Bean Recipes

 Lentil Walnut Scones
Prep time:
10 minutes
Cooking time:
40 minutes
6 people

1/2 onion, diced finely
1 carrot, grated
1/2 teaspoons sage or thyme
1 teaspoon sea salt
1 teaspoon olive oil
2 cups lentils, cooked
1 cup millet, cooked
1/2 cup rice, soy, or wheat flour
1 egg
1/2 cup walnuts, chopped

  1. Sauté onions, carrots and spices in oil until soft.
  2. Preheat oven to 375 degrees.
  3. Put lentils, millet and flour into a food processor or blender and mix for 10-20 seconds.
  4. If mixture is too dry add water.
  5. Add walnuts and egg, blending for another 10-20 seconds and mix well but not pureeing.
  6. Add onion and carrot mixture, blend for 10 seconds.

Remove mixture from the blender and put into a bowl. The consistency should be thinner than cookie dough. If too dry, add a little water and if too wet, add a little flour.

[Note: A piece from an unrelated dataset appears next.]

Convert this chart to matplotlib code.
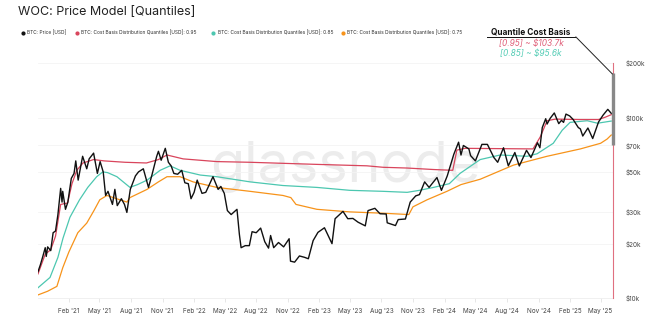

  1. On a lightly oiled baking sheet, spoon out medium, scone-sized portions.
  2. Serve warm from the oven.
  • Scones will keep for 1-2 days in the fridge.


lentil burger
Lentil Burgers
Prep time:
10 minutes
Cooking time:
60 minutes
8 people

3 cups water
2 cups lentils
1 medium onion, chopped
1 tablespoon olive oil
2 cloves garlic, minced
1/2 cup fresh cilantro, finely chopped
2 tablespoons tamari soy sauce
1 tablespoon umeboshi vinegar

  1. Boil water.
  2. Add lentils, reduce heat to simmer and cook uncovered for 40 minutes until lentils become soft and lose their shape.
  3. While lentils are cooking, sauté onion and garlic in olive oil for 10 minutes.
  4. Add garlic and continue sautéing another 5 minutes.
  5. Remove from heat and set aside with remaining ingredients.
  6. Preheat the oven to 400 degrees.
  7. When the lentils are finished, transfer to large mixing bowl and cool in freezer for 10 minutes.

Remove from freezer and add all other ingredients and mix well.

  1. Form into patties, 4 inches in diameter and 3/4-inch thick.
  2. Place patties on a lightly oiled cookie sheet and cook 10-15 minutes in the oven.